> **Exercise description**:
Reproduce nothing but the lines from the start of the material through the line that includes "e=document.createElementNS(NS,t);for(const k in", both ends included, and omit every picture.

> **Data section**:
━━━
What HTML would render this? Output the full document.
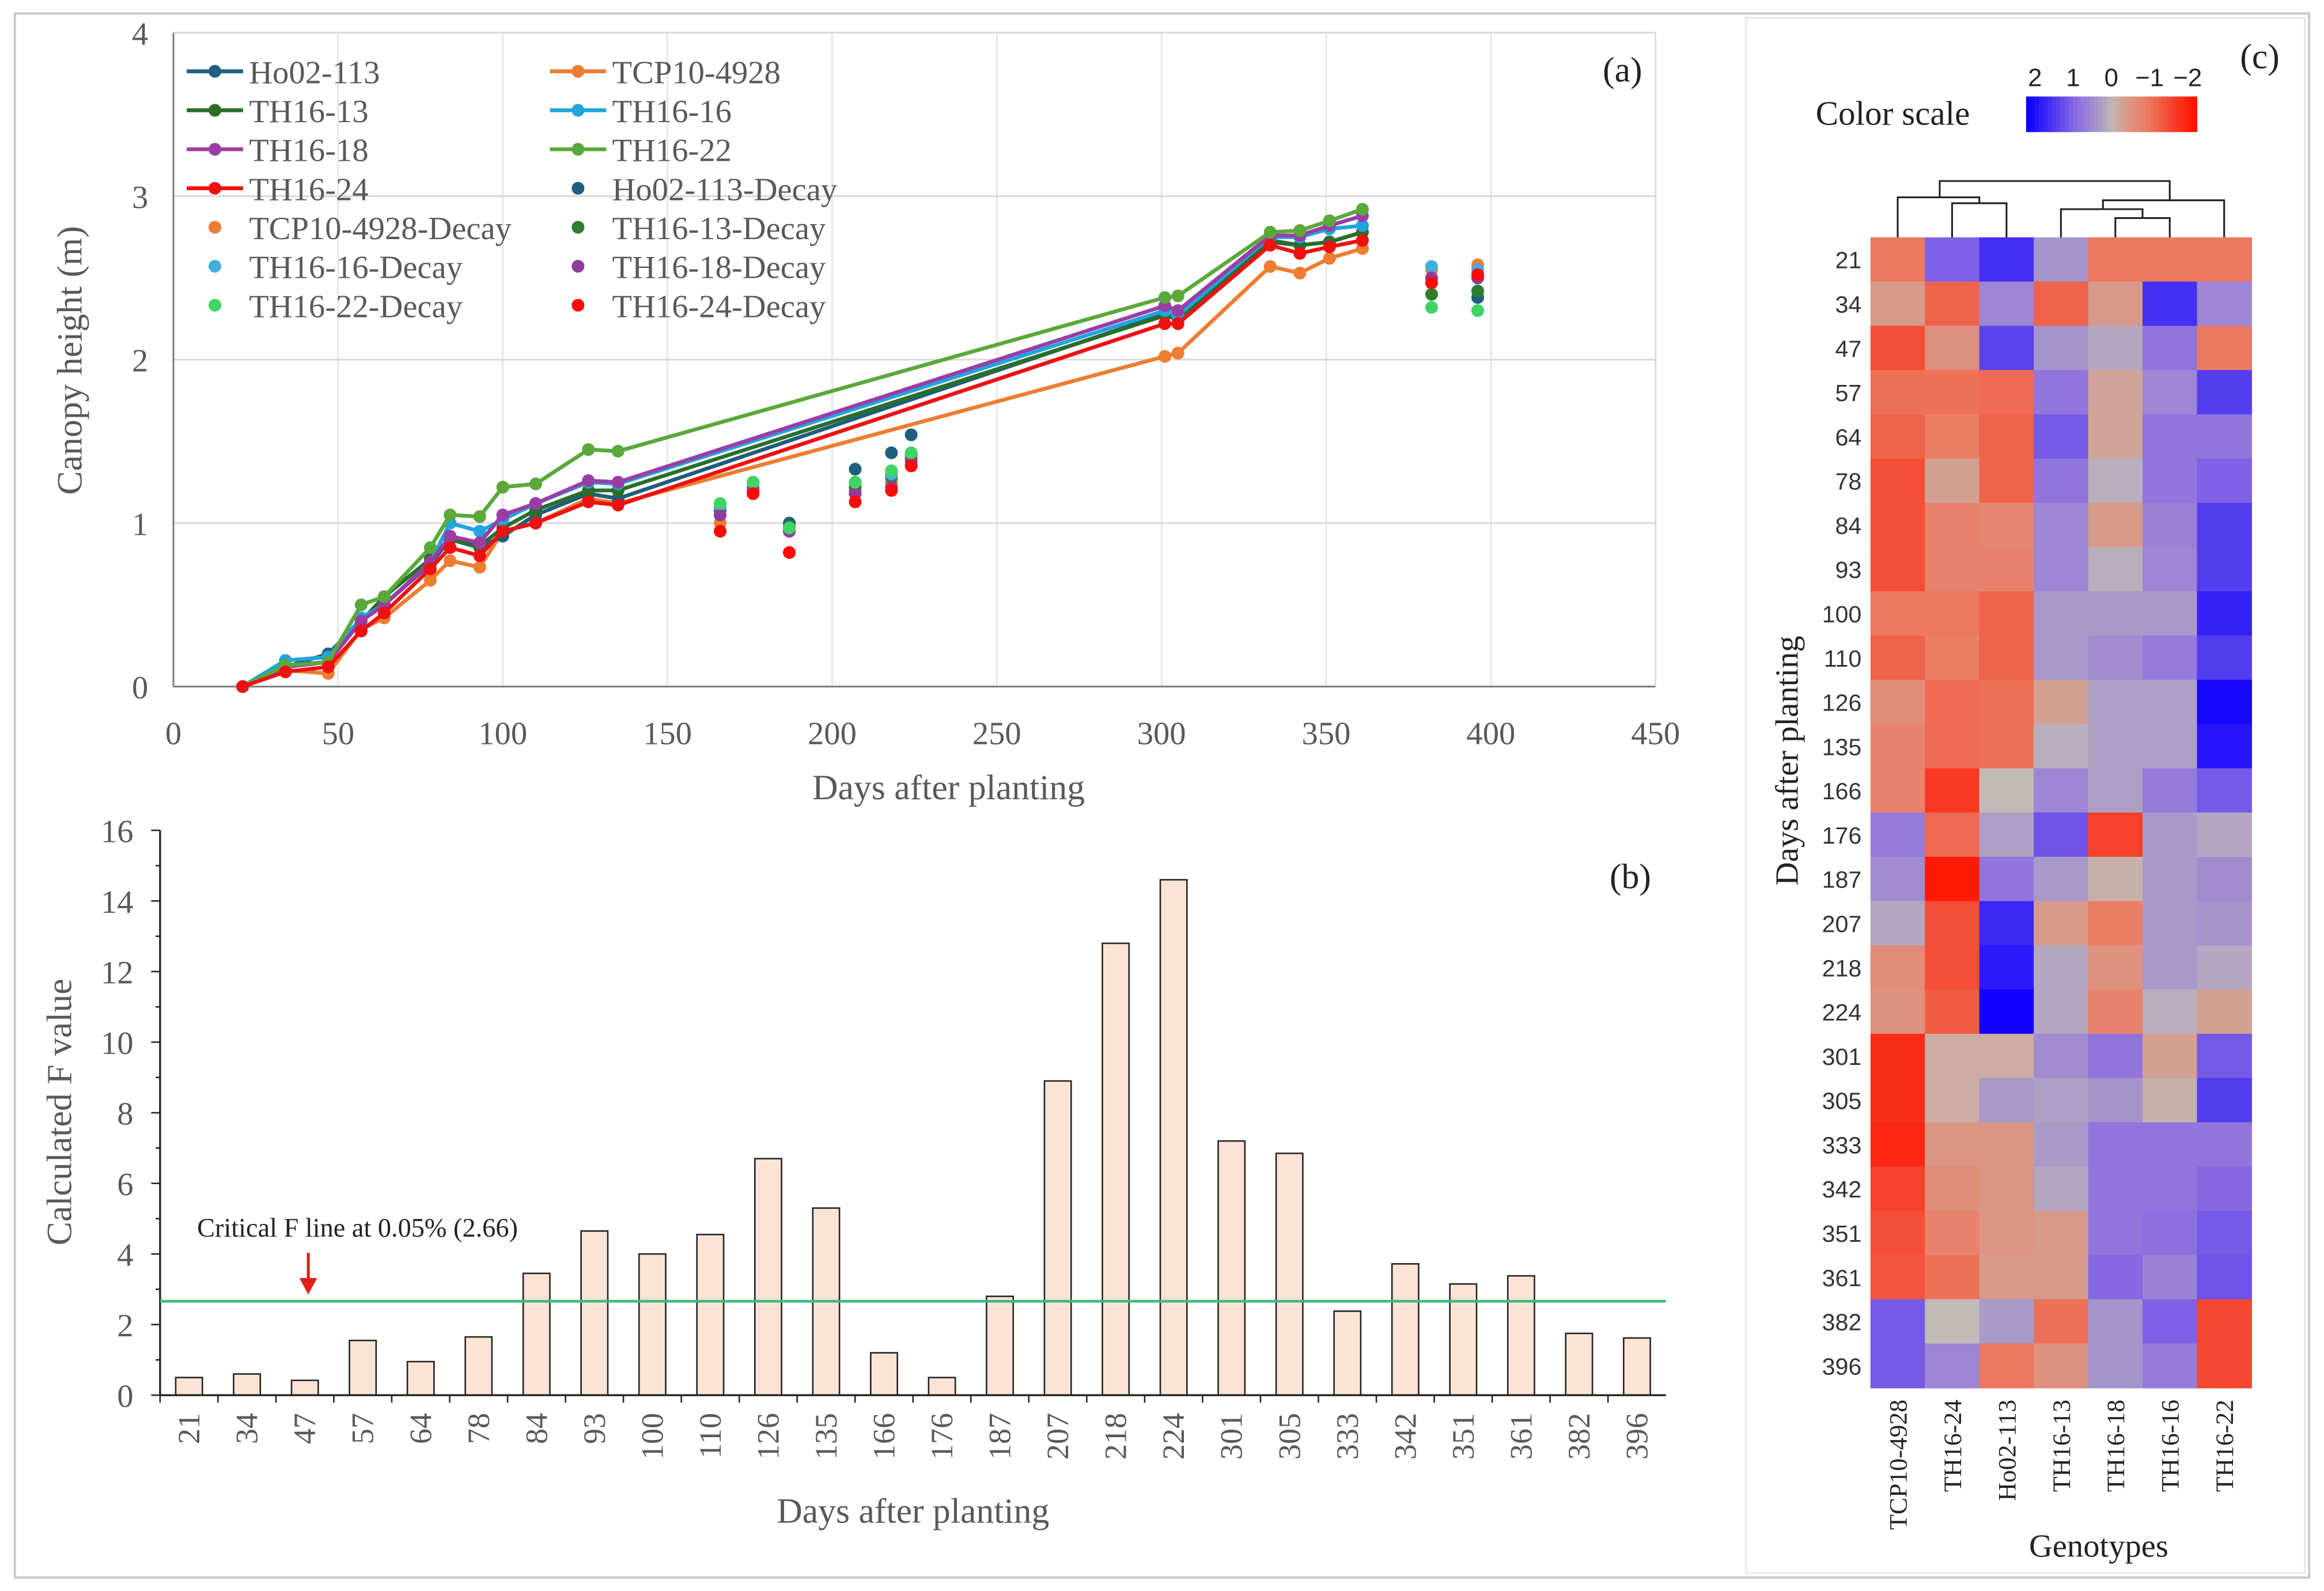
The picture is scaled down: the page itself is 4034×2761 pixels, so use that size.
<!DOCTYPE html>
<html><head><meta charset="utf-8"><style>
html,body{margin:0;padding:0;background:#fff;}
svg{display:block;font-family:"Liberation Serif",serif;}
</style></head><body>
<svg id="fig" width="4034" height="2761" viewBox="0 0 1568 1073" xmlns="http://www.w3.org/2000/svg">
<rect x="10" y="9" width="1548" height="1055" fill="#fff" stroke="#c8c8c8" stroke-width="1.5"/>
<rect x="1178" y="12" width="377" height="1049" fill="none" stroke="#e4e4e4" stroke-width="1"/>
<g id="pa"></g>
<g id="pb"></g>
<g id="pc"></g>
</svg>
<script>
const NS="http://www.w3.org/2000/svg";
function mk(p,t,a,txt){const e=document.createElementNS(NS,t);for(const k in a)e.setAttribute(k,a[k]);if(txt!==undefined)e.textContent=txt;p.appendChild(e);return e;}

// ---------- Panel A data ----------
const growDays=[21,34,47,57,64,78,84,93,100,110,126,135,301,305,333,342,351,361];
const decayDays=[166,176,187,207,218,224,382,396];
const genoNames=["Ho02-113","TCP10-4928","TH16-13","TH16-16","TH16-18","TH16-22","TH16-24"];
const hHo02=[0,.12,.2,.4,.5,.75,.9,.85,.92,1.05,1.18,1.15,2.28,2.25,2.72,2.7,2.72,2.78];
const hTCP=[0,.1,.08,.35,.42,.65,.77,.73,.95,1.0,1.15,1.12,2.02,2.04,2.57,2.53,2.62,2.68];
const h13=[0,.12,.15,.4,.55,.78,.9,.86,.97,1.08,1.2,1.2,2.27,2.25,2.73,2.7,2.72,2.78];
const h16=[0,.16,.18,.42,.5,.76,1.0,.95,1.02,1.12,1.25,1.24,2.3,2.27,2.75,2.75,2.8,2.82];
const h18=[0,.12,.15,.4,.5,.76,.92,.88,1.05,1.12,1.26,1.25,2.33,2.3,2.76,2.76,2.82,2.88];
const h22=[0,.13,.15,.5,.55,.85,1.05,1.04,1.22,1.24,1.45,1.44,2.38,2.39,2.78,2.79,2.85,2.92];
const h24=[0,.09,.12,.34,.45,.72,.85,.8,.95,1.0,1.13,1.11,2.22,2.22,2.7,2.65,2.69,2.73];
const dHo02=[1.08,1.22,1.0,1.33,1.43,1.54,2.5,2.38];
const dTCP=[1.0,1.18,.95,1.2,1.25,1.4,2.55,2.58];
const d13=[1.05,1.25,.98,1.22,1.28,1.42,2.4,2.42];
const d16=[1.1,1.22,.97,1.25,1.3,1.43,2.57,2.55];
const d18=[1.05,1.2,.95,1.18,1.22,1.38,2.5,2.5];
const d22=[1.12,1.25,.97,1.25,1.32,1.43,2.32,2.3];
const d24=[.95,1.18,.82,1.13,1.2,1.35,2.47,2.52];
const aXTicks=[0,50,100,150,200,250,300,350,400,450];
const aYTicks=[0,1,2,3,4];

// ---------- Panel B data ----------
const fDays=[21,34,47,57,64,78,84,93,100,110,126,135,166,176,187,207,218,224,301,305,333,342,351,361,382,396];
const fVals=[.5,.6,.42,1.55,.95,1.65,3.45,4.65,4.0,4.55,6.7,5.3,1.2,.5,2.8,8.9,12.8,14.6,7.2,6.85,2.38,3.72,3.15,3.38,1.75,1.62];
const fCritical=2.66;
const bYTicks=[0,2,4,6,8,10,12,14,16];

// ---------- Panel C data ----------
const hmCols=["TCP10-4928","TH16-24","Ho02-113","TH16-13","TH16-18","TH16-16","TH16-22"];
const hmRows=[21,34,47,57,64,78,84,93,100,110,126,135,166,176,187,207,218,224,301,305,333,342,351,361,382,396];
const hmVals=[
[-1.2,1.3,2,0.5,-1.2,-1.2,-1.2],[-0.5,-1.5,0.7,-1.5,-0.5,2,0.7],[-1.8,-0.7,1.7,0.5,0.2,1,-1.2],
[-1.3,-1.3,-1.4,1,-0.3,0.7,1.8],[-1.5,-1.1,-1.5,1.4,-0.3,1,1],[-1.8,-0.4,-1.5,1,0.1,1,1.3],
[-1.8,-1,-0.9,0.7,-0.5,0.8,1.8],[-1.8,-1,-1,0.7,0.1,0.7,1.8],[-1.2,-1.2,-1.5,0.4,0.4,0.4,2.2],
[-1.5,-1.1,-1.5,0.4,0.6,0.9,1.8],[-0.8,-1.4,-1.3,-0.4,0.3,0.3,2.6],[-1,-1.4,-1.3,0.1,0.3,0.3,2.4],
[-1,-2.1,0,0.7,0.3,0.9,1.4],[0.9,-1.4,0.3,1.5,-2,0.4,0.2],[0.6,-2.6,1,0.4,-0.1,0.4,0.6],
[0.2,-1.8,2.1,-0.5,-1.1,0.4,0.5],[-0.8,-1.8,2.3,0.2,-0.7,0.4,0.2],[-0.7,-1.6,2.8,0.2,-1,0.1,-0.4],
[-2.3,-0.2,-0.2,0.6,1,-0.4,1.4],[-2.3,-0.2,0.4,0.3,0.5,-0.1,1.8],[-2.4,-0.6,-0.6,0.4,1,1,1],
[-2,-0.8,-0.6,0.2,1,1,1.2],[-1.8,-1,-0.6,-0.5,1,1.1,1.4],[-1.7,-1.3,-0.5,-0.5,1.2,0.8,1.5],
[1.4,0,0.4,-1.3,0.5,1.3,-1.9],[1.4,0.7,-1.2,-0.7,0.5,0.9,-1.9]];

// ====== Panel A ======
const pa=document.getElementById('pa');
const ax0=117,ax1=1117,ay0=463,ay1=22;
const xA=d=>ax0+(d/450)*(ax1-ax0);
const yA=v=>ay0-(v/4)*(ay0-ay1);
aXTicks.forEach(t=>{if(t>0){const l=mk(pa,'line',{x1:xA(t),x2:xA(t),y1:ay1,y2:ay0,stroke:'#e3e3e3','stroke-width':1});}
 const tx=mk(pa,'text',{x:xA(t),y:502,'font-size':22,fill:'#595959','text-anchor':'middle'},t);});
aYTicks.forEach(t=>{if(t>0){const l=mk(pa,'line',{x1:ax0,x2:ax1,y1:yA(t),y2:yA(t),stroke:'#d9d9d9','stroke-width':1.2});}
 const tx=mk(pa,'text',{x:100,y:yA(t)+8,'font-size':22,fill:'#595959','text-anchor':'end'},t);});
mk(pa,'line',{x1:ax0,x2:ax1,y1:ay0,y2:ay0,stroke:'#7f7f7f','stroke-width':1.2});
mk(pa,'line',{x1:ax0,x2:ax0,y1:ay1,y2:ay0,stroke:'#7f7f7f','stroke-width':1.2});
mk(pa,'line',{x1:ax1,x2:ax1,y1:ay1,y2:ay0,stroke:'#d9d9d9','stroke-width':1});
let t=mk(pa,'text',{x:640,y:539,'font-size':24,fill:'#595959','text-anchor':'middle'},'Days after planting');
t=mk(pa,'text',{x:0,y:0,'font-size':24,fill:'#595959','text-anchor':'middle',transform:'translate(55,243) rotate(-90)'},'Canopy height (m)');
t=mk(pa,'text',{x:1108,y:55,'font-size':24,fill:'#222','text-anchor':'end'},'(a)');
const lineSeries=[[hHo02,'#1f5e7e'],[hTCP,'#ed7d31'],[h13,'#2a6e2a'],[h16,'#21a5de'],[h18,'#9a3ea6'],[h22,'#5aa93b'],[h24,'#ee1111']];
const decaySeries=[[dHo02,'#1f5e7e'],[dTCP,'#ed7d31'],[d13,'#2f7d2f'],[d16,'#42aee0'],[d18,'#8e3b9a'],[d22,'#3fd463'],[d24,'#ff0a0a']];
const drawOrder=[1,0,2,3,4,5,6];
drawOrder.forEach(i=>{const [vals,c]=lineSeries[i];
 const g=mk(pa,'g',{});
 const seg1=growDays.map((d,j)=>xA(d)+','+yA(vals[j])).join(' ');
 mk(g,'polyline',{points:seg1,fill:'none',stroke:c,'stroke-width':2.6});
 growDays.forEach((d,j)=>{mk(g,'circle',{cx:xA(d),cy:yA(vals[j]),r:4.3,fill:c});});});
decaySeries.forEach(([vals,c],i)=>{const g=mk(pa,'g',{});
 decayDays.forEach((d,j)=>{mk(g,'circle',{cx:xA(d),cy:yA(vals[j]),r:4.3,fill:c});});});
const lg=mk(pa,'g',{});
const legItems=[['Ho02-113',0,1],['TCP10-4928',1,1],['TH16-13',2,1],['TH16-16',3,1],['TH16-18',4,1],['TH16-22',5,1],['TH16-24',6,1],['Ho02-113-Decay',0,0],['TCP10-4928-Decay',1,0],['TH16-13-Decay',2,0],['TH16-16-Decay',3,0],['TH16-18-Decay',4,0],['TH16-22-Decay',5,0],['TH16-24-Decay',6,0]];
legItems.forEach((it,k)=>{const col=k%2,row=Math.floor(k/2);const x=126+col*245,y=48+row*26.3;
 const c=it[2]?lineSeries[it[1]][1]:decaySeries[it[1]][1];
 const e=mk(lg,'g',{});
 if(it[2])mk(e,'line',{x1:x,x2:x+38,y1:y,y2:y,stroke:c,'stroke-width':2.6});
 mk(e,'circle',{cx:x+19,cy:y,r:4.3,fill:c});
 mk(e,'text',{x:x+42,y:y+8,'font-size':22,fill:'#595959'},it[0]);});

// ====== Panel B ======
const pb=document.getElementById('pb');
const bx0=108,bx1=1124,by0=941,by1=560;
const step=(bx1-bx0)/fDays.length;
const xB=i=>bx0+step*(i+0.5);
const yB=v=>by0-(v/16)*(by0-by1);
fVals.forEach((v,i)=>{const r=mk(pb,'rect',{x:xB(i)-9,y:yB(v),width:18,height:by0-yB(v),fill:'#fbe3d6',stroke:'#222','stroke-width':1});
 
 const tx=mk(pb,'text',{x:0,y:0,'font-size':21,fill:'#595959','text-anchor':'end',transform:`translate(${xB(i)+7},${953}) rotate(-90)`},fDays[i]);});
mk(pb,'line',{x1:bx0,x2:bx1,y1:by0,y2:by0,stroke:'#222','stroke-width':1.3});
mk(pb,'line',{x1:bx0,x2:bx0,y1:by1,y2:by0,stroke:'#222','stroke-width':1.3});
fDays.forEach((d,i)=>{mk(pb,'line',{x1:bx0+step*i,x2:bx0+step*i,y1:by0,y2:by0+5,stroke:'#222'});});
bYTicks.forEach(v=>{mk(pb,'line',{x1:bx0-6,x2:bx0,y1:yB(v),y2:yB(v),stroke:'#222'});if(v<16)mk(pb,'line',{x1:bx0-3,x2:bx0,y1:yB(v+1),y2:yB(v+1),stroke:'#222'});
 const tx=mk(pb,'text',{x:90,y:yB(v)+8,'font-size':22,fill:'#595959','text-anchor':'end'},v);});
const cl=mk(pb,'line',{x1:bx0,x2:bx1,y1:yB(fCritical),y2:yB(fCritical),stroke:'#3dbb7a','stroke-width':1.8});
t=mk(pb,'text',{x:133,y:834,'font-size':18,fill:'#222'},'Critical F line at 0.05% (2.66)');
const ar=mk(pb,'g',{});
mk(ar,'line',{x1:208,x2:208,y1:845,y2:864,stroke:'#e0201a','stroke-width':2});
mk(ar,'polygon',{points:'202,862 214,862 208,873',fill:'#e0201a'});
t=mk(pb,'text',{x:616,y:1027,'font-size':24,fill:'#595959','text-anchor':'middle'},'Days after planting');
t=mk(pb,'text',{x:0,y:0,'font-size':24,fill:'#595959','text-anchor':'middle',transform:'translate(48,750) rotate(-90)'},'Calculated F value');
t=mk(pb,'text',{x:1114,y:599,'font-size':24,fill:'#222','text-anchor':'end'},'(b)');

// ====== Panel C ======
const pc=document.getElementById('pc');
const hx0=1262,hx1=1519,hy0=160,hy1=936;
const cw=(hx1-hx0)/hmCols.length,ch=(hy1-hy0)/hmRows.length;
function colr(v){const grey=[192,186,182];let tt=Math.pow(Math.min(Math.abs(v)/2.7,1),0.8);
 const mid=v>0?[140,110,225]:[235,125,100];const tgt=v>0?[15,0,255]:[255,20,0];
 let c;if(tt<0.5){const u=tt/0.5;c=grey.map((g,k)=>g+(mid[k]-g)*u);}else{const u=(tt-0.5)/0.5;c=mid.map((m,k)=>m+(tgt[k]-m)*u);}
 return 'rgb('+c.map(Math.round).join(',')+')';}
hmRows.forEach((r,i)=>{hmCols.forEach((c,j)=>{const e=mk(pc,'rect',{x:hx0+j*cw,y:hy0+i*ch,width:cw+0.4,height:ch+0.4,fill:colr(hmVals[i][j])});
 });
 const tx=mk(pc,'text',{x:1256,y:hy0+i*ch+ch/2+6,'font-size':16,fill:'#333','text-anchor':'end','font-family':'Liberation Sans, sans-serif'},r);});
hmCols.forEach((c,j)=>{const tx=mk(pc,'text',{x:0,y:0,'font-size':17,fill:'#222','text-anchor':'end',transform:`translate(${hx0+j*cw+cw/2+6},944) rotate(-90)`},c);});
const cx=j=>hx0+j*cw+cw/2;
const dg=mk(pc,'g',{fill:'none',stroke:'#222','stroke-width':1.2});
function link(xa,ya,xb,yb,yt){mk(dg,'polyline',{points:`${xa},${ya} ${xa},${yt} ${xb},${yt} ${xb},${yb}`});}
link(cx(1),hy0,cx(2),hy0,137);
link(cx(0),hy0,(cx(1)+cx(2))/2,137,133);
link(cx(5),hy0,cx(4),hy0,147);
link(cx(3),hy0,(cx(4)+cx(5))/2,147,141);
link((cx(3)+cx(4))/2+10,141,cx(6),hy0,135);
link((cx(0)+cx(1))/2+10,133,(cx(4)+cx(6))/2,135,122);
t=mk(pc,'text',{x:0,y:0,'font-size':22,fill:'#222','text-anchor':'middle',transform:'translate(1213,513) rotate(-90)'},'Days after planting');
t=mk(pc,'text',{x:1416,y:1050,'font-size':22,fill:'#222','text-anchor':'middle'},'Genotypes');
t=mk(pc,'text',{x:1538,y:46,'font-size':24,fill:'#222','text-anchor':'end'},'(c)');
t=mk(pc,'text',{x:1225,y:84,'font-size':23,fill:'#222'},'Color scale');
const cbx0=1367,cbx1=1482;
const cb=mk(pc,'g',{});
for(let k=0;k<40;k++){const v=2.7-5.4*k/39;mk(cb,'rect',{x:cbx0+k*(cbx1-cbx0)/40,y:65,width:(cbx1-cbx0)/40+0.5,height:24,fill:colr(v)});}
const cbTicks=['2','1','0','−1','−2'];
cbTicks.forEach((s,k)=>{const x=cbx0+6+k*(cbx1-cbx0-12)/4;const tx=mk(pc,'text',{x:x,y:58,'font-size':17,fill:'#222','text-anchor':'middle','font-family':'Liberation Sans, sans-serif'},s);});
</script>
</body></html>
━━━
> **Task response**:
What HTML would render this? Output the full document.
The picture is scaled down: the page itself is 4034×2761 pixels, so use that size.
<!DOCTYPE html>
<html><head><meta charset="utf-8"><style>
html,body{margin:0;padding:0;background:#fff;}
svg{display:block;font-family:"Liberation Serif",serif;}
</style></head><body>
<svg id="fig" width="4034" height="2761" viewBox="0 0 1568 1073" xmlns="http://www.w3.org/2000/svg">
<rect x="10" y="9" width="1548" height="1055" fill="#fff" stroke="#c8c8c8" stroke-width="1.5"/>
<rect x="1178" y="12" width="377" height="1049" fill="none" stroke="#e4e4e4" stroke-width="1"/>
<g id="pa"></g>
<g id="pb"></g>
<g id="pc"></g>
</svg>
<script>
const NS="http://www.w3.org/2000/svg";
function mk(p,t,a,txt){const e=document.createElementNS(NS,t);for(const k in a)e.setAttribute(k,a[k]);if(txt!==undefined)e.textContent=txt;p.appendChild(e);return e;}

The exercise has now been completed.